### Work to complete
Count the lines that hold the string "matplotlib". Reply with the number alone.

### The input
╔══
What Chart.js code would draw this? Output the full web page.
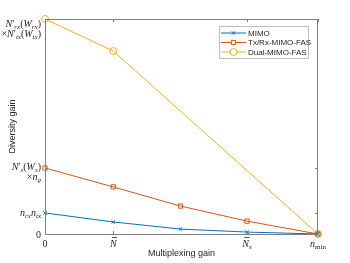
╚══
╔══
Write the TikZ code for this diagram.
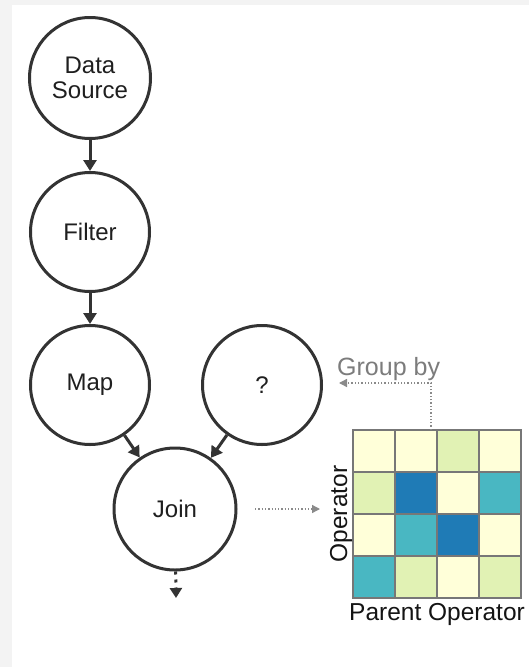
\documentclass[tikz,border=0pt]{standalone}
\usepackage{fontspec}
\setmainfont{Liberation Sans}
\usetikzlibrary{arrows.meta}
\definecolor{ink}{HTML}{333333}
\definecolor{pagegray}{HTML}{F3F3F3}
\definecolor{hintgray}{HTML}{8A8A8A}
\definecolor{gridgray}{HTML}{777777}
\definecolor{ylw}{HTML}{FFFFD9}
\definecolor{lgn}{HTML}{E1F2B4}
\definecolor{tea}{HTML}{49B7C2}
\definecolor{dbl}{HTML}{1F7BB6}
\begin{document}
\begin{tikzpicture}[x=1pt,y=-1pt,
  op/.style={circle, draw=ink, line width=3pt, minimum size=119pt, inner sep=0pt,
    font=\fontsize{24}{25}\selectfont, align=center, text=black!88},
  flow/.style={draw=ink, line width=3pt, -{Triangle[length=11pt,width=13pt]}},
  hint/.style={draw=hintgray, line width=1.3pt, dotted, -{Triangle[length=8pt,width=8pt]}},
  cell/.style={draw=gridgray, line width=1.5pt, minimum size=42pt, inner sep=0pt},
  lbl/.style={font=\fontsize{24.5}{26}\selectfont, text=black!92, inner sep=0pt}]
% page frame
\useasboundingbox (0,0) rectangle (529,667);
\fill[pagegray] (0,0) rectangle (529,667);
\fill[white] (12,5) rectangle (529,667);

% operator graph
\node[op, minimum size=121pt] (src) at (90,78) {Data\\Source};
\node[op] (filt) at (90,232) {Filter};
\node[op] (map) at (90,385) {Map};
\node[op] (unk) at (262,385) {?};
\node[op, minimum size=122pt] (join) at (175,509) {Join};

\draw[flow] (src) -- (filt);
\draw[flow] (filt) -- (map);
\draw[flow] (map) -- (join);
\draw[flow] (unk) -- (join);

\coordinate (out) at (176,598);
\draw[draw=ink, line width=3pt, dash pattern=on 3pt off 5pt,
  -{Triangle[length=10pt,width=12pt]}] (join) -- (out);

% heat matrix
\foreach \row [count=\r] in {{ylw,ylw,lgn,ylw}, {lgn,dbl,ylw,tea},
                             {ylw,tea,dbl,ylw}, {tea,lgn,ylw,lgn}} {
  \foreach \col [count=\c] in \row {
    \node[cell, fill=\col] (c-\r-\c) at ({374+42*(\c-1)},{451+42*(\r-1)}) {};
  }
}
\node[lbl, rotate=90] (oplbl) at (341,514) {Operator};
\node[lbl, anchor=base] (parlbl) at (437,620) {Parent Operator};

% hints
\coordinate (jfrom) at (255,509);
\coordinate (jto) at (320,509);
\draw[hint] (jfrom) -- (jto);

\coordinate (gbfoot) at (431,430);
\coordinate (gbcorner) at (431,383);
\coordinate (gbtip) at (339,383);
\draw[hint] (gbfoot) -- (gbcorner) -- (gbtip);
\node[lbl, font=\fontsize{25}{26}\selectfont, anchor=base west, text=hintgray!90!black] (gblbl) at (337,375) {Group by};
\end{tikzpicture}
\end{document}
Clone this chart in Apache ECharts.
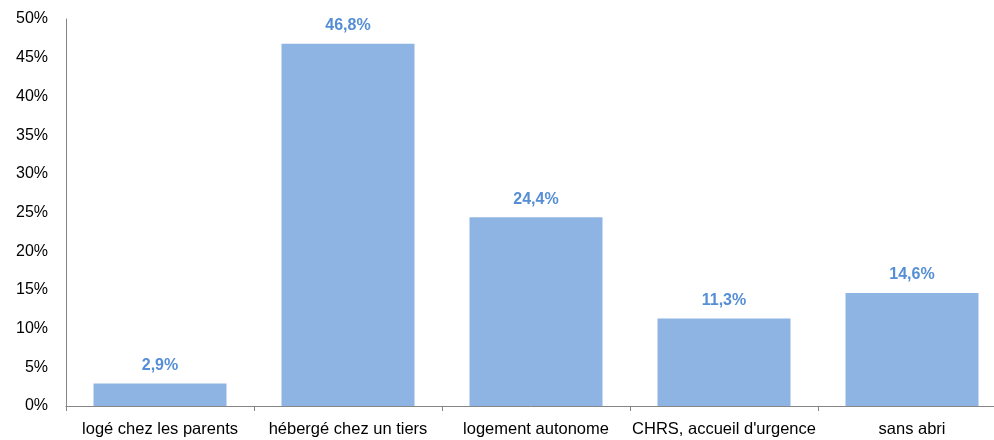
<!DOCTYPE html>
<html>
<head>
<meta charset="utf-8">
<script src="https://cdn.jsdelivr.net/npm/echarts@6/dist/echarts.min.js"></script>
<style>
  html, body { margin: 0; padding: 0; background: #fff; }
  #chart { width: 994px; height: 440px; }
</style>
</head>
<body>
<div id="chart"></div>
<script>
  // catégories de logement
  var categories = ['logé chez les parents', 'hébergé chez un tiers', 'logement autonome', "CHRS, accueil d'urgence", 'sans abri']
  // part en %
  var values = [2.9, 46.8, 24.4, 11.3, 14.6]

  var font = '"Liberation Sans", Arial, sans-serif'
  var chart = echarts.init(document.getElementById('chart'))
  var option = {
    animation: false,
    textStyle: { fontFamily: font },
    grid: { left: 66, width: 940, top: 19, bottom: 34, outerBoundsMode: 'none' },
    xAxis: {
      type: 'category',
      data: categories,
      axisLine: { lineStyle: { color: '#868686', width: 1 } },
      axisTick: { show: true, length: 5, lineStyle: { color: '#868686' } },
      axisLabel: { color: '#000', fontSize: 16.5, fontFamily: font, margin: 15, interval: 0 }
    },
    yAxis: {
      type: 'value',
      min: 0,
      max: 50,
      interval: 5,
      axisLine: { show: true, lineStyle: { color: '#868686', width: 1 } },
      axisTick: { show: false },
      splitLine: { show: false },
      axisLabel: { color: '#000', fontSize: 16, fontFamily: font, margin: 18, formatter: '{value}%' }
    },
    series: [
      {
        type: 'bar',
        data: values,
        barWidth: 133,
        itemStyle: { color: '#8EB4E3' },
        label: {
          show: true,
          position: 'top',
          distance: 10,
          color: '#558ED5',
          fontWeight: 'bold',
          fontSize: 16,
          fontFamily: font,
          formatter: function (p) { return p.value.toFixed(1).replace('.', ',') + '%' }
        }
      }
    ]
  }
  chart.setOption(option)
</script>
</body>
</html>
╚══
╔══
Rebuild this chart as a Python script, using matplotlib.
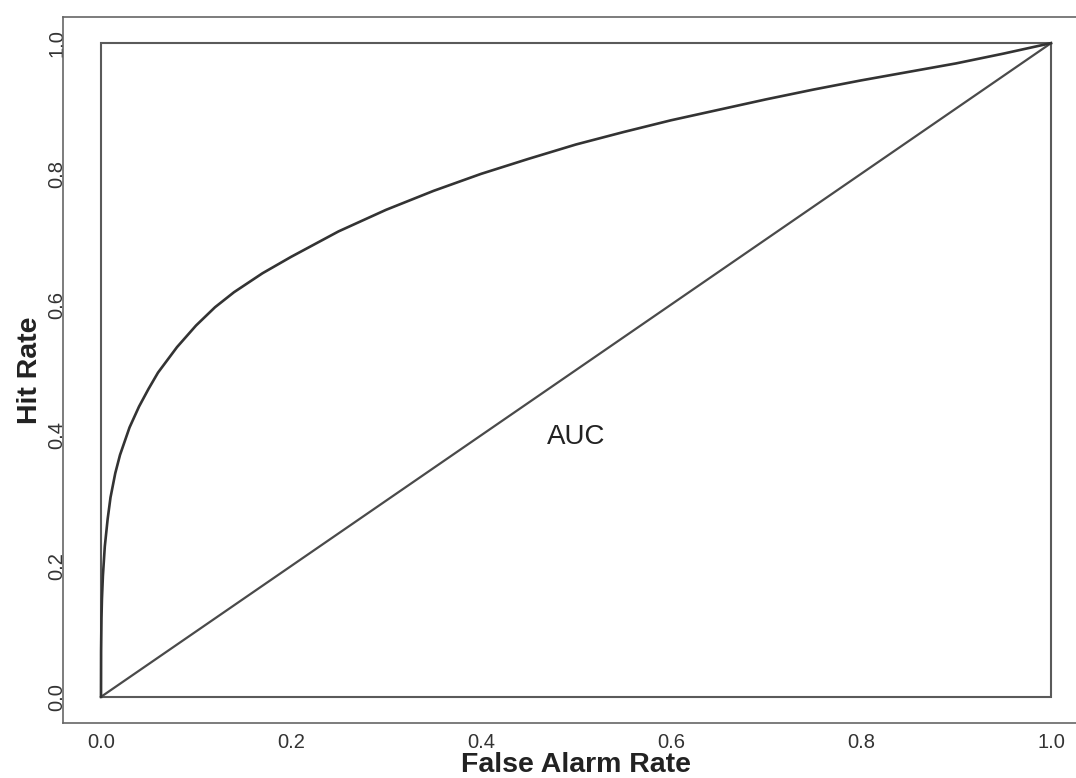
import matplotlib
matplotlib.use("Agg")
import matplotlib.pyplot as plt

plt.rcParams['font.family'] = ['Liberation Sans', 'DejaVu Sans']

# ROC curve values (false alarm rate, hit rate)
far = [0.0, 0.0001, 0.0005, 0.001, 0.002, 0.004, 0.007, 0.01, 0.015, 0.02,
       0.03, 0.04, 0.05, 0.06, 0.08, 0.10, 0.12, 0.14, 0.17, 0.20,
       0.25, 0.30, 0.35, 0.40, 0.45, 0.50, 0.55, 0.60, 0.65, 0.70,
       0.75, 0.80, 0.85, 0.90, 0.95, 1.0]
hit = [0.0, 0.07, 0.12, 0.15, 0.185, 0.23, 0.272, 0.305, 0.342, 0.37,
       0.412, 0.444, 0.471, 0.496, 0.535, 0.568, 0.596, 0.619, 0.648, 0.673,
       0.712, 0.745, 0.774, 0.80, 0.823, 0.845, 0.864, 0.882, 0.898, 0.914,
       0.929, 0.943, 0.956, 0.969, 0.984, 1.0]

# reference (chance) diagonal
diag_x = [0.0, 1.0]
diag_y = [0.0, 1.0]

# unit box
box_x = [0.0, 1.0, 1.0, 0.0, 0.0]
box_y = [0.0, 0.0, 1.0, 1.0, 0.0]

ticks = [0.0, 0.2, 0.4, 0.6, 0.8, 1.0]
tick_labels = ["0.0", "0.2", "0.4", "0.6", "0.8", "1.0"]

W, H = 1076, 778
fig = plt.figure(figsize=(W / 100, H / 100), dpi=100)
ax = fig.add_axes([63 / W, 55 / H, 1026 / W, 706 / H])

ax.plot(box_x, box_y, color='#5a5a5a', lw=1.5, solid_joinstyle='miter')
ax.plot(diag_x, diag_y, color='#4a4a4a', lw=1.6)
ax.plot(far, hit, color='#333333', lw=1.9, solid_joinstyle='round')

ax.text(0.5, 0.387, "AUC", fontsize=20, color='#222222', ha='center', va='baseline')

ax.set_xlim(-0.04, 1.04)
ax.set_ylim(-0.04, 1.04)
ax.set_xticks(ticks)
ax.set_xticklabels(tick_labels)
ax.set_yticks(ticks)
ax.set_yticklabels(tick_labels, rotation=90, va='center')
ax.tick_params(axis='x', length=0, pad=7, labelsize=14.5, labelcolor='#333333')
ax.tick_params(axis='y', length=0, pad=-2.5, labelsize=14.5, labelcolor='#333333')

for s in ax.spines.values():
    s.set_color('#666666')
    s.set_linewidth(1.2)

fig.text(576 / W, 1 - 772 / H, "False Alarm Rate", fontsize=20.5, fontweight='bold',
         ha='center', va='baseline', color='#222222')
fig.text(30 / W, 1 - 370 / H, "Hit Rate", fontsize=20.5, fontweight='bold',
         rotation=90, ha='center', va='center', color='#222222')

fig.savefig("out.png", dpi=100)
╚══
### Exercise output
4